25 years of spinning discs should be enough for most people but many still think all aspects of djing should be done from a turntable. While we respectfully disagree, these smart folks from the university of Ulm have created a software program that allows you to search through your songs visually using time coded vinyl and projections on the turntable.
Timbap has been developed using the marvellous MsPinky SDK. This means it supports two types of vinyl:
- the MsPinky vinyl itself
- Torq vinyl
The flexible component architecture of timbap allows input from other sources as well. In cooperation with open source projects like xwax, timbap might also be available for Serato, FinalScratch and MixVibes later on.
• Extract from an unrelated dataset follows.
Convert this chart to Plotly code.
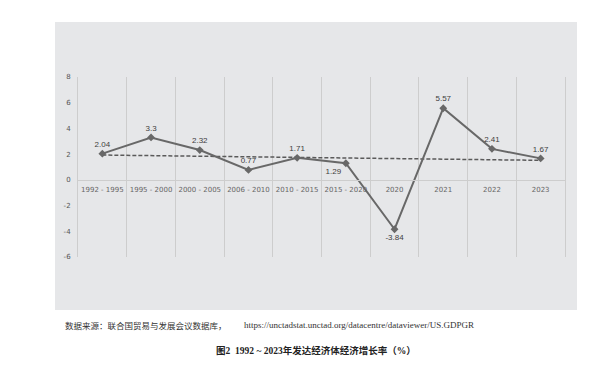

What role this system may play in the future of djing is hazy, and just exactly how everything works is still in the very early stages. That being said, the theoretical concepts and assumptions made by the project are interesting. Take for instance, the idea of remembering a song by its album cover art:
The power of the method becomes apparent when we have a look at the second picture. Here we do not use textual information, but compute the predominant color hue in the attached artwork and sort the collection respectively. Sorting colors to a one-dimensional order is not as trivial as sorting alphabetically. We chose to use the hue (which is related to the electromagnetic wave frequency) and to sort all the artworks which are lacking colorfulness to the end. In the example shown we took a collection containing all releases of the netlabel Thinner.
Whenever a DJ cannot recall the artist or any other name, but knows the artwork was mainly orange for example, he might find the record. Of course, there’s a need for a good switching mechanism between all those visual cues, so you have all of them at your fingertips. Later this week, I will continue with how we realized that requirement.
So how exactly are you supposed to project images onto a turntable. The Tinbap webpage points out this remarkable development in hand-held projection technology. Amazing.